### ENTRIES SUPPLIED:
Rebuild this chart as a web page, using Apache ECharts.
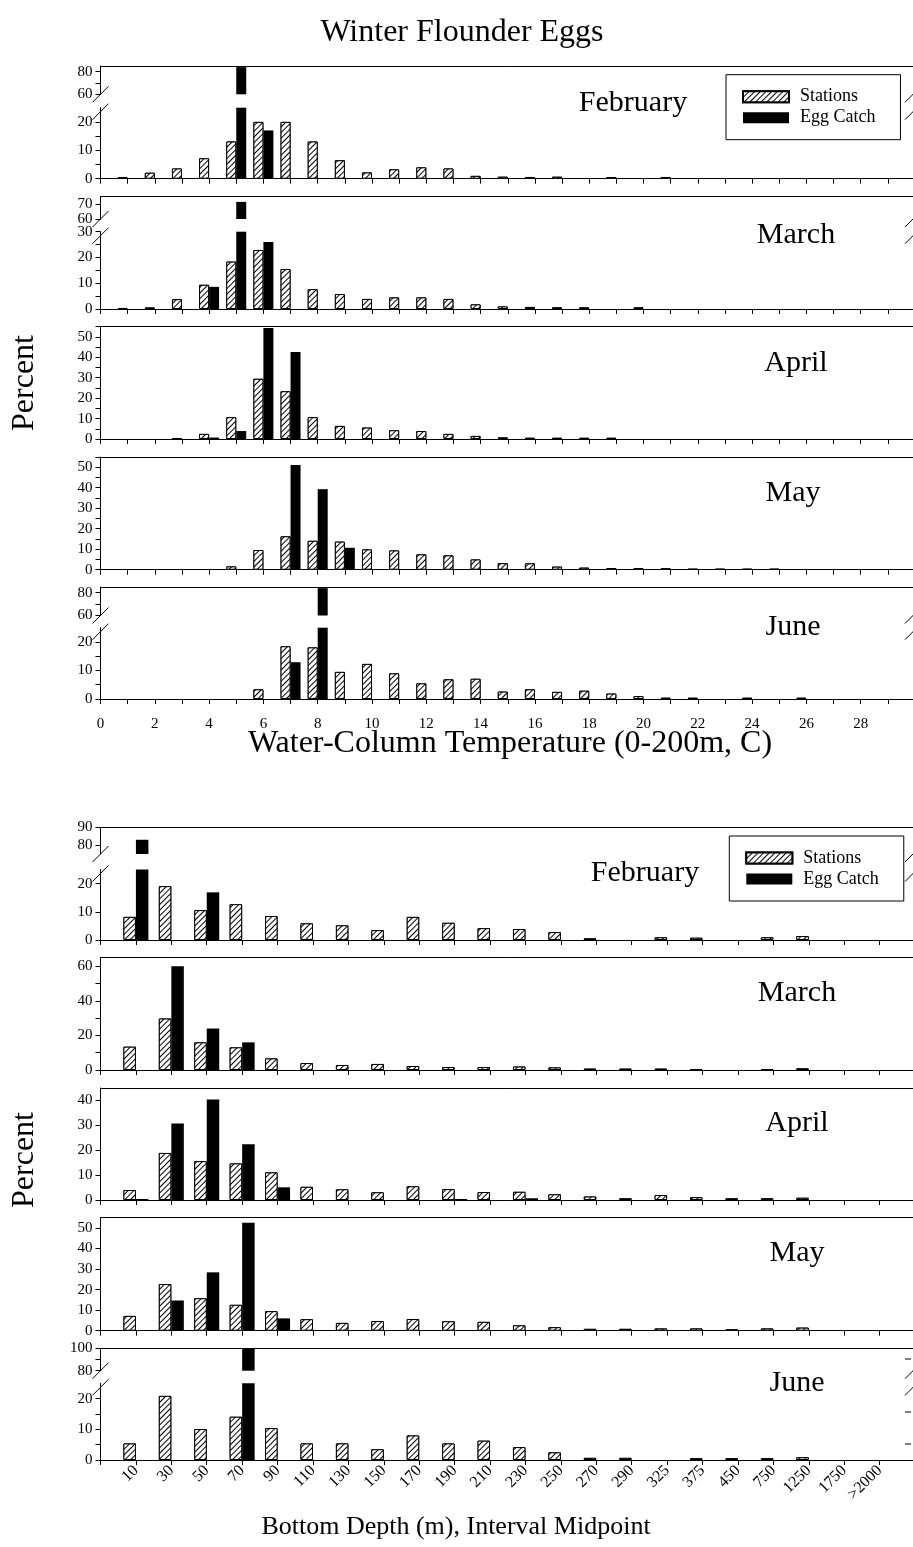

--

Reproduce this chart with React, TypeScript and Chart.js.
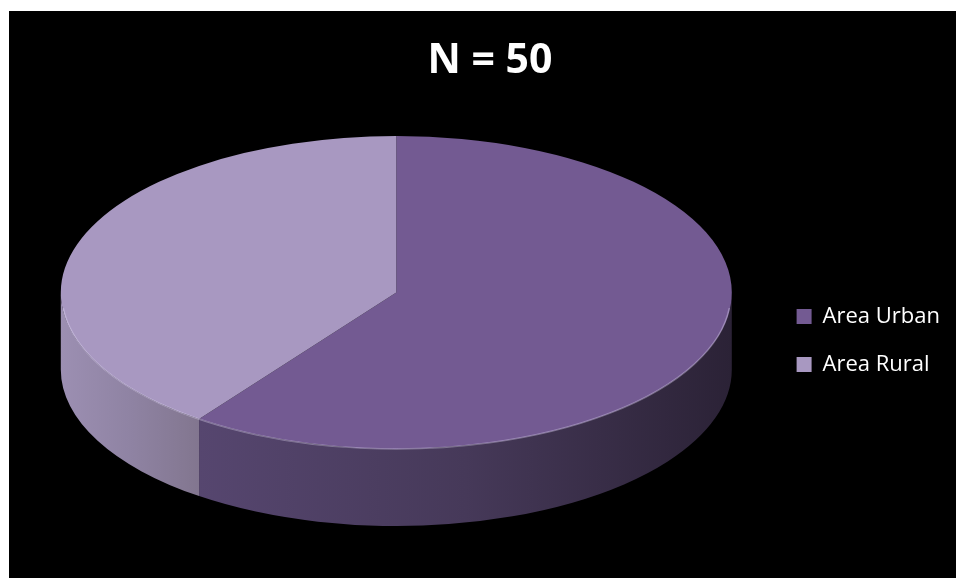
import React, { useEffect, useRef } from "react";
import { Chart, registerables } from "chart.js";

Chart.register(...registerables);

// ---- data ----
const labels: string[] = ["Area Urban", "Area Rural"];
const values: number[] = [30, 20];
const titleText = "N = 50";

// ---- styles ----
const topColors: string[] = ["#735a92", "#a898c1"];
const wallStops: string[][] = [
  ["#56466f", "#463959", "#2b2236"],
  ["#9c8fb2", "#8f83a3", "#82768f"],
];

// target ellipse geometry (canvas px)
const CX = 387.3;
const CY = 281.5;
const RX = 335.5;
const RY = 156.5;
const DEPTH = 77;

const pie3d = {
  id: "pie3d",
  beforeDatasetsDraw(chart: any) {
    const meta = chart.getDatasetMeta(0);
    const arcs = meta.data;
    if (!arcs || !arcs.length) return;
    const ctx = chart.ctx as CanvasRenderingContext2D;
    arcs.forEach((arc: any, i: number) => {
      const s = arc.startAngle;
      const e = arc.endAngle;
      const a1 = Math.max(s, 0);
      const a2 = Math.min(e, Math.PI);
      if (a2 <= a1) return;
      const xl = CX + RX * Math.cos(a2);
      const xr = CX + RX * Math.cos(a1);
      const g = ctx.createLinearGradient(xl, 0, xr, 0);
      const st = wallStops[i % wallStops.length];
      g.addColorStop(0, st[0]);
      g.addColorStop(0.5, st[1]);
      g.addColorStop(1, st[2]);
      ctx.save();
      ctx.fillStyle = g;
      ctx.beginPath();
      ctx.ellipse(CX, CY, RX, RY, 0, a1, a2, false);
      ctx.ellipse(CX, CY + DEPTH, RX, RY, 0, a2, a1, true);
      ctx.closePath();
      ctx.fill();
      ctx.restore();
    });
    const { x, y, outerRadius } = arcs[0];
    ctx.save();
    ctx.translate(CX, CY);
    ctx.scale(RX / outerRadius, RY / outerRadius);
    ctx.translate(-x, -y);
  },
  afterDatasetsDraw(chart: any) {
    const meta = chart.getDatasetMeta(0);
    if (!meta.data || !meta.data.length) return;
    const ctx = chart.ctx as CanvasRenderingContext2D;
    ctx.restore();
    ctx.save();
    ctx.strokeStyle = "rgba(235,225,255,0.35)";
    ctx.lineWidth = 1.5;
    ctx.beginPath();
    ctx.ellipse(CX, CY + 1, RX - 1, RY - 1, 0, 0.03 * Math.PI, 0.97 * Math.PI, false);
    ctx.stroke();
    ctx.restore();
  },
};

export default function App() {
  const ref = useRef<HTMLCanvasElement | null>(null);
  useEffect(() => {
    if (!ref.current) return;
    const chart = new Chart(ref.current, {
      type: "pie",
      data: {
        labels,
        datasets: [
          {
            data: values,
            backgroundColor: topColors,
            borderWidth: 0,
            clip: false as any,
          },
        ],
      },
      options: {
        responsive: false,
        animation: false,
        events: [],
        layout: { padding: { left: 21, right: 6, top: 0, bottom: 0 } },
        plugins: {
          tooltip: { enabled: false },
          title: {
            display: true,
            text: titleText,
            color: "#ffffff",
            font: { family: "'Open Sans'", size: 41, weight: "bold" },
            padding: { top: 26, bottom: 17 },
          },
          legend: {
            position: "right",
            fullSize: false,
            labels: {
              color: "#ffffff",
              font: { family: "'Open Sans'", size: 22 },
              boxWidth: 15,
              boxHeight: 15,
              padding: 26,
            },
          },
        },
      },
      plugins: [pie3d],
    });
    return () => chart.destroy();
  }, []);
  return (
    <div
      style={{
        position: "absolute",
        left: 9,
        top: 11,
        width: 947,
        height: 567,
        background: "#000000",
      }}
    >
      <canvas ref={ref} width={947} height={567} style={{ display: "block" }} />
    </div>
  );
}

--

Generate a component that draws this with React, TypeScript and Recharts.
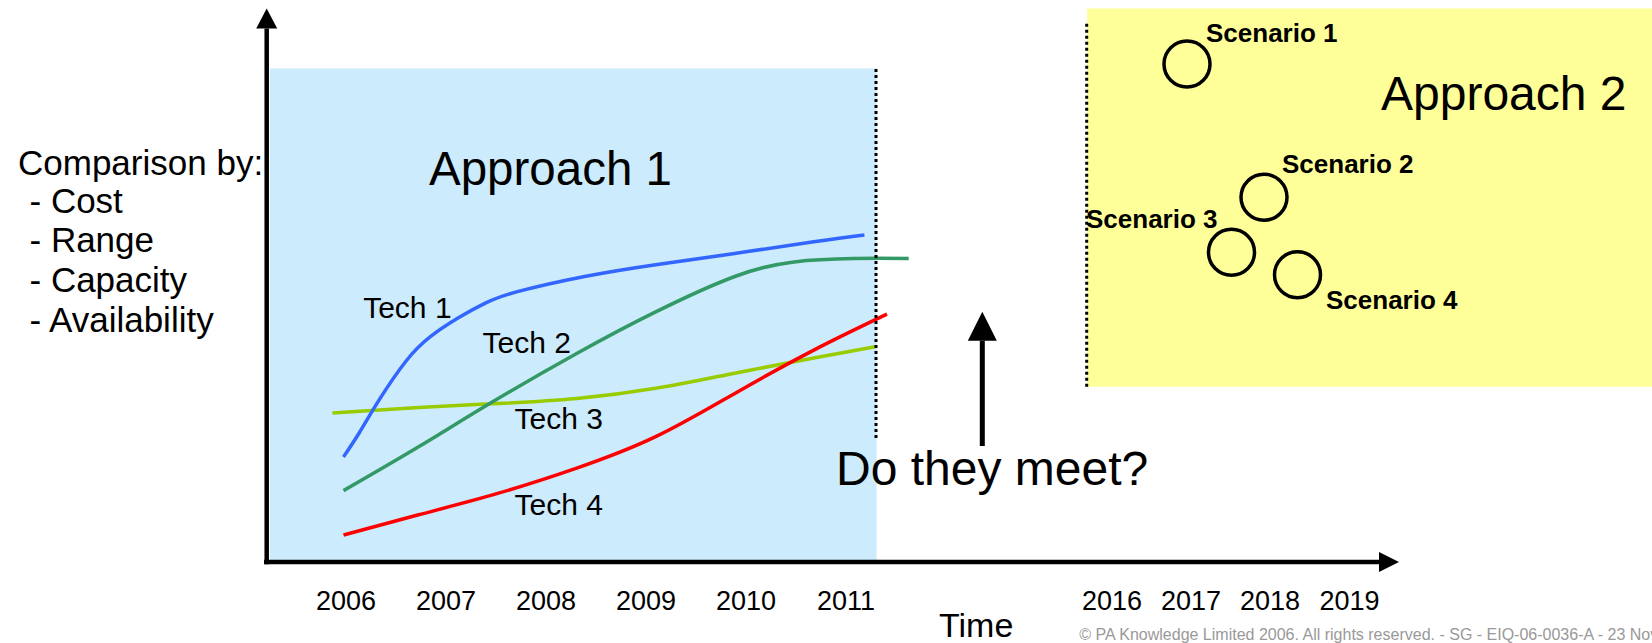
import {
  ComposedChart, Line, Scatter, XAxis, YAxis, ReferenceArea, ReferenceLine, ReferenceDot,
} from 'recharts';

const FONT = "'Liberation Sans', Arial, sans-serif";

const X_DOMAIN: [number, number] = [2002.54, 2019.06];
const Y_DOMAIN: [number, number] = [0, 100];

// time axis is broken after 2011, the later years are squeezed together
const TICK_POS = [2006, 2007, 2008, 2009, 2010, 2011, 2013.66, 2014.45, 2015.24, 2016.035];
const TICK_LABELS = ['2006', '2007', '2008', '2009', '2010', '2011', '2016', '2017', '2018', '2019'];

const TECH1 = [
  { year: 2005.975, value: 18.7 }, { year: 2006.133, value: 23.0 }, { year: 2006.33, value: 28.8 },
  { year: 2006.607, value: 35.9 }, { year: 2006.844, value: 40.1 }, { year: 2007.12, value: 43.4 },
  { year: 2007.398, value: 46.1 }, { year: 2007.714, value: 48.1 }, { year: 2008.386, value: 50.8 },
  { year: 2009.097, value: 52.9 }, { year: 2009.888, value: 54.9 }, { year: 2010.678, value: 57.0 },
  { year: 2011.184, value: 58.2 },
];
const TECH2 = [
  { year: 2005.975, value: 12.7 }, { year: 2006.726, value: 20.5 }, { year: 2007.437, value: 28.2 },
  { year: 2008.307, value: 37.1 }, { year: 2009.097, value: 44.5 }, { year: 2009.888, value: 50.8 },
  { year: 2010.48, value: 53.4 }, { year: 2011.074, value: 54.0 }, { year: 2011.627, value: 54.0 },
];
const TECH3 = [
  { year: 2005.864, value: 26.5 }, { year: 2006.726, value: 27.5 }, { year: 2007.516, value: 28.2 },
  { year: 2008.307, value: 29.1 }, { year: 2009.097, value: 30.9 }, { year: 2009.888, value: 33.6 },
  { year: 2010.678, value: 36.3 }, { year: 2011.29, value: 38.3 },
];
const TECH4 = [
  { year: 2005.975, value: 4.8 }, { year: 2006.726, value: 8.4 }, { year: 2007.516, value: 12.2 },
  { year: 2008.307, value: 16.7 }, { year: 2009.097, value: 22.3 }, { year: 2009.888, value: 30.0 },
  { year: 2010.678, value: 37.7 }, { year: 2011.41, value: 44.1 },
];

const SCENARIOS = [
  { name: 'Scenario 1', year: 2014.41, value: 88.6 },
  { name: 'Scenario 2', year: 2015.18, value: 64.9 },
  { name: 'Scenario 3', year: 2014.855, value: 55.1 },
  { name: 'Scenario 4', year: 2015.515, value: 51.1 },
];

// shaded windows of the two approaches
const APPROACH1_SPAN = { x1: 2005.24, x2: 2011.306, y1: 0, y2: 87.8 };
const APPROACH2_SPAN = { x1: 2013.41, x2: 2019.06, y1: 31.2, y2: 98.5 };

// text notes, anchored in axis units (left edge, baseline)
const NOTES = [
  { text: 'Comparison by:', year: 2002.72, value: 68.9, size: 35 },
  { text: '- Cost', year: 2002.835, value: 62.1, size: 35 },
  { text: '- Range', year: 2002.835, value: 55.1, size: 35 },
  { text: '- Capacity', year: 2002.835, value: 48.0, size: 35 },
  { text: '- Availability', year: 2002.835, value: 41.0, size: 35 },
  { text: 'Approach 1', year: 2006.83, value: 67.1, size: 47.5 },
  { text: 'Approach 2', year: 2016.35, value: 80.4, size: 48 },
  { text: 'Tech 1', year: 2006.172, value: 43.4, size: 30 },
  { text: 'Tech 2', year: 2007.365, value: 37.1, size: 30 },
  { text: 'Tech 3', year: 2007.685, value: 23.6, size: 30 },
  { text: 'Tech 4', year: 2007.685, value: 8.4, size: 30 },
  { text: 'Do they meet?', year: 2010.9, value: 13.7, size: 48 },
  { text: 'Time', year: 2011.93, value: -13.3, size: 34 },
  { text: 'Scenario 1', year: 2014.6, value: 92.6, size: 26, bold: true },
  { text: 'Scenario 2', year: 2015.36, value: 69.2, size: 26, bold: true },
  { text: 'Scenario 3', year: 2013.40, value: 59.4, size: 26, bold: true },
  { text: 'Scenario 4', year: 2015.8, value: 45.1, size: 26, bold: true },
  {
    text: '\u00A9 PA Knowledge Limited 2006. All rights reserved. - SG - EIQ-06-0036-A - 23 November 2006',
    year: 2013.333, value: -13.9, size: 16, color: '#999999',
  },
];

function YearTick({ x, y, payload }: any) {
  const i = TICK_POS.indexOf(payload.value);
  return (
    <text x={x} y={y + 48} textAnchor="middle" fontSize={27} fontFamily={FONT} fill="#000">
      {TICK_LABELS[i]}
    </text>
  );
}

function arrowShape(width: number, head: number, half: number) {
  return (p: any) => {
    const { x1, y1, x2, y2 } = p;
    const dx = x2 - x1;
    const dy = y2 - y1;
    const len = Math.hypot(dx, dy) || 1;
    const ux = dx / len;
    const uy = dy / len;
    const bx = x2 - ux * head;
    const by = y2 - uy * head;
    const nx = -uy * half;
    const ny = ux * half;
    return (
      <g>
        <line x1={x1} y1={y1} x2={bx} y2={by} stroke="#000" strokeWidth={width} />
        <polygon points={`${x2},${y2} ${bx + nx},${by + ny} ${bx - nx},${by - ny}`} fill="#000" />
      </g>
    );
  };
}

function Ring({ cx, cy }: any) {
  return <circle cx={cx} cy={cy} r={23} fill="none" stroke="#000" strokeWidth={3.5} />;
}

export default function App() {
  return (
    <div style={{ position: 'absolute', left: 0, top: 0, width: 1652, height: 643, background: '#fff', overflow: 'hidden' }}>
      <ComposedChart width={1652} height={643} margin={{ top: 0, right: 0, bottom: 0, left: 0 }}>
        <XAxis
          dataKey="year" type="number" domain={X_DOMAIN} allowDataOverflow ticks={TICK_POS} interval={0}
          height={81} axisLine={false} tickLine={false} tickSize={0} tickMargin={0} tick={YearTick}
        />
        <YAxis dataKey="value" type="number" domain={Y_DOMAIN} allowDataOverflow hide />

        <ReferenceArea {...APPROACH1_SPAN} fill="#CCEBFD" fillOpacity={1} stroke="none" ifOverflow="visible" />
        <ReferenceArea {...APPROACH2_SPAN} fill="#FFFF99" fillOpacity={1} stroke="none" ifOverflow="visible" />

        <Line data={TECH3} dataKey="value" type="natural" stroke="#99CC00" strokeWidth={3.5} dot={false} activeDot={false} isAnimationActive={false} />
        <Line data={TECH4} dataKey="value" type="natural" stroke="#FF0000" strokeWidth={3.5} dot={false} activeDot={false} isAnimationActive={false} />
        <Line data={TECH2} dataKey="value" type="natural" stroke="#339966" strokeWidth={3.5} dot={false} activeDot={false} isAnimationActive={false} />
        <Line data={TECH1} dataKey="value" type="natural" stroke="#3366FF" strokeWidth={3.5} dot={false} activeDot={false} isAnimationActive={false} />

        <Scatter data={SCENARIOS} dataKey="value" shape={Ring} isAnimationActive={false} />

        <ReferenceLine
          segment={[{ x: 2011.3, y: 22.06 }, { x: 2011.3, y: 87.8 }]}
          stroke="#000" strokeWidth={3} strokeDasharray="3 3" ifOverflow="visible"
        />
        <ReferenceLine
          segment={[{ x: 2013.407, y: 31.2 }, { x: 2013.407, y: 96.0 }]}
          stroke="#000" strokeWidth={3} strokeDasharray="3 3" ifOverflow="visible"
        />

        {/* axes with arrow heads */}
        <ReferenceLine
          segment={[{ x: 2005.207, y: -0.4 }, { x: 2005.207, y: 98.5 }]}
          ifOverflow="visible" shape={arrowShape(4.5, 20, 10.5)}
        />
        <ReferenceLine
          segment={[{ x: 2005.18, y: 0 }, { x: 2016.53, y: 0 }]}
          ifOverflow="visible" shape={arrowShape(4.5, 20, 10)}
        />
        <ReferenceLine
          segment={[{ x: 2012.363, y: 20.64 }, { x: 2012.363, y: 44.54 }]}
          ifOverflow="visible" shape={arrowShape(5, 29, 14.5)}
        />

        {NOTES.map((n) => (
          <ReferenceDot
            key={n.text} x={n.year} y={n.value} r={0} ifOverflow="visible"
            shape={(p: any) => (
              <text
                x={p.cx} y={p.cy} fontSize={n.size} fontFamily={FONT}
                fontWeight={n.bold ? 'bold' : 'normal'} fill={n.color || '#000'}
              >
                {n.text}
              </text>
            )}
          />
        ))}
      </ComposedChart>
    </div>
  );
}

### TASK GOAL:
Scan the listing above for the word "TypeScript" and show each line where it is found.

### SOLUTION TO THIS TASK:
Reproduce this chart with React, TypeScript and Chart.js.
Generate a component that draws this with React, TypeScript and Recharts.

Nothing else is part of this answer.